The hospital is the biggest in Wales
Glyn Harris and his wife Christine, 61, make a 60-mile round trip from Abergavenny to Cardiff daily.
He received two £12 fines at the University Hospital of Wales in four days and says they will now have to rely on ambulances.
But the hospital and the car park operators have defended the situation.
Mrs Harris had a kidney transplant last month and her husband has driven her from their home almost daily for treatment.
"I have had enough, I have come to the end of my patience," said Mr Harris.
"We live on benefits and we are having to dip into our savings to survive."
Mr Harris was angry at being fined for parking in an area which is more convenient for access to the hospital for his wife.
"I don't mind the travelling or the expenses because the team are wonderful and we can't expect everything from the national health," he said.
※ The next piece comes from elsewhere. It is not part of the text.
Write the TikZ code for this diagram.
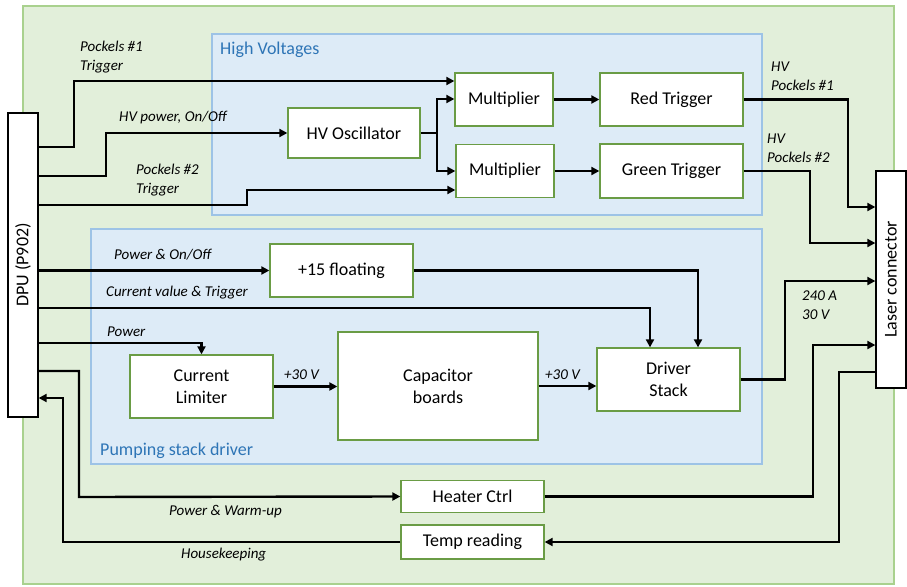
\documentclass[tikz,border=0pt]{standalone}
\usepackage{fontspec}
\setmainfont{Carlito}
\usepackage{xcolor}
\usepackage{tikz}
\usetikzlibrary{arrows.meta}

\definecolor{zonegreen}{HTML}{E2EFDA}
\definecolor{zonegreenline}{HTML}{A9D18E}
\definecolor{zoneblue}{HTML}{DDEBF7}
\definecolor{zoneblueline}{HTML}{9DC3E6}
\definecolor{zonetitle}{HTML}{2E75B6}
\definecolor{boxline}{HTML}{6A9C45}

\begin{document}
\begin{tikzpicture}[x=1pt, y=1pt,
  box/.style={draw=boxline, line width=1.3pt, fill=white, align=center,
    inner sep=0pt, font=\fontsize{18}{22}\selectfont},
  plug/.style={draw=black, line width=1.3pt, fill=white, inner sep=0pt,
    font=\fontsize{18}{22}\selectfont},
  wire/.style={line width=2.4pt, -{Triangle[length=8pt, width=8pt]}},
  tag/.style={anchor=west, inner sep=0pt, align=left,
    font=\fontsize{15}{19}\selectfont\itshape},
  zonetag/.style={anchor=west, inner sep=0pt, text=zonetitle,
    font=\fontsize{18}{22}\selectfont}]
\useasboundingbox (0,0) rectangle (907,-586);
% Enclosure and sub-zones
\draw[fill=zonegreen, draw=zonegreenline, line width=1.5pt] (23,-6) rectangle (894,-584);
\draw[fill=zoneblue, draw=zoneblueline, line width=1.2pt] (212,-34) rectangle (762,-215);
\draw[fill=zoneblue, draw=zoneblueline, line width=1.2pt] (91,-229) rectangle (762,-464);
\node[zonetag] (hvtitle) at (220,-50) {High Voltages};
\node[zonetag] (pumptitle) at (100,-451) {Pumping stack driver};
% Connectors at both ends
\node[plug, minimum width=30pt, minimum height=304pt] (dpu) at (23,-265)
     {\rotatebox{90}{DPU (P902)}};
\node[plug, minimum width=30pt, minimum height=217pt] (laser) at (891,-279.5)
     {\rotatebox{90}{Laser connector}};
% High voltage chain
\node[box, minimum width=132pt, minimum height=50pt] (osc) at (354,-133) {HV Oscillator};
\node[box, minimum width=98pt, minimum height=53pt] (mult1) at (504,-99.5) {Multiplier};
\node[box, minimum width=98pt, minimum height=53pt] (mult2) at (505,-171) {Multiplier};
\node[box, minimum width=143pt, minimum height=53pt] (red) at (671.5,-99.5) {Red Trigger};
\node[box, minimum width=143pt, minimum height=54pt] (green) at (671.5,-171) {Green Trigger};
% Pumping stack chain
\node[box, minimum width=143pt, minimum height=53pt] (float) at (341.5,-270.5) {+15 floating};
\node[box, minimum width=143pt, minimum height=63pt] (limiter) at (201.5,-386.5) {Current\\Limiter};
\node[box, minimum width=200pt, minimum height=108pt] (caps) at (438,-386) {Capacitor\\boards};
\node[box, minimum width=143pt, minimum height=63pt] (driver) at (668.5,-379.5) {Driver\\Stack};
% Thermal control
\node[box, minimum width=143pt, minimum height=32pt] (heater) at (472.5,-496.5) {Heater Ctrl};
\node[box, minimum width=143pt, minimum height=34pt] (temp) at (472.5,-542) {Temp reading};
% HV wiring
\draw[wire] (dpu.east |- 0,-147) -| (74,-81) -- (mult1.west |- 0,-81);
\draw[wire] (dpu.east |- 0,-176) -| (106,-133) -- (osc.west);
\draw[wire] (dpu.east |- 0,-205) -| (247,-190) -- (mult2.west |- 0,-190);
\draw[wire] (osc.east) -- (437,-133) |- (mult1.west |- 0,-99);
\draw[wire] (437,-133) |- (mult2.west |- 0,-171);
\draw[wire] (mult1.east) -- (red.west);
\draw[wire] (mult2.east) -- (green.west);
\draw[wire] (red.east) -| (848,-207) -- (laser.west |- 0,-207);
\draw[wire] (green.east) -| (810,-243) -- (laser.west |- 0,-243);
% Pumping wiring
\draw[wire] (dpu.east |- float.west) -- (float.west);
\draw[wire] (float.east) -| ([xshift=29.5pt]driver.north);
\draw[wire] (dpu.east |- 0,-308) -| ([xshift=-18.5pt]driver.north);
\draw[wire] (dpu.east |- 0,-343) -| (limiter.north);
\draw[wire] (limiter.east) -- (caps.west |- limiter.east);
\draw[wire] (caps.east |- 0,-386) -- (driver.west |- 0,-386);
\draw[wire] (driver.east) -| (785,-281) -- (laser.west |- 0,-281);
% Heater and housekeeping wiring
\draw[wire] (dpu.east |- 0,-371) -| (79,-497) -- (heater.west);
\draw[wire] (heater.east) -| (813,-345) -- (laser.west |- 0,-345);
\draw[wire] (laser.west |- 0,-372) -| (839,-542) -- (temp.east);
\draw[wire] (temp.west) -| (63,-398) -- (dpu.east |- 0,-398);
% Signal labels
\node[tag] (tpock1) at (80,-57.5) {Pockels \#1\\Trigger};
\node[tag] (thvpow) at (119,-118) {HV power, On/Off};
\node[tag] (tpock2) at (136,-180) {Pockels \#2\\Trigger};
\node[tag] (thv1) at (771,-76) {HV\\Pockels \#1};
\node[tag] (thv2) at (767,-148) {HV\\Pockels \#2};
\node[tag] (tonoff) at (114,-255) {Power \& On/Off};
\node[tag] (tcurr) at (106,-293) {Current value \& Trigger};
\node[tag] (tpow) at (107,-332) {Power};
\node[tag] (tvolt1) at (284,-375) {+30 V};
\node[tag] (tvolt2) at (545,-375) {+30 V};
\node[tag] (tamp) at (802,-305) {240 A\\30 V};
\node[tag] (twarm) at (169,-512) {Power \& Warm-up};
\node[tag] (thouse) at (181,-555) {Housekeeping};
\end{tikzpicture}
\end{document}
"But I do not expect car park attendants to rule the roost and won't let me in the hospital with my wife.
"No one is telling you, 'you can't park here, this is full', so when you go in to the outpatients' car park, you pay £2 in the meter, and display your parking ticket and disabled badge and you assume you can get in.
"I refuse to carry on because I can't afford to go down there any more. I just cannot afford another fine.
Hospital staff have also protested following the takeover of parking by the Vinci Park company more than a year ago.
On the first day of the new parking arrangements, surgery had to be postponed after staff could not park.
Cardiff and Vale NHS Trust said there were 1,180 patient and visitor parking spaces on the site, and 103 disabled spaces.
A trust spokesman said: "Everybody who parks on site is required to pay the correct tariff and park in the areas designated for them.
"Patients can be dropped at the main entrance to the hospital rather than walk from the car parks and patients are advised as such by clinic staff."
Vinci said it felt strongly about parking for disabled people and it provided more disabled spaces than required under its agreement with the trust.
Disabled people are charged to park, but Vinci offers dispensations to people who have repeated appointments.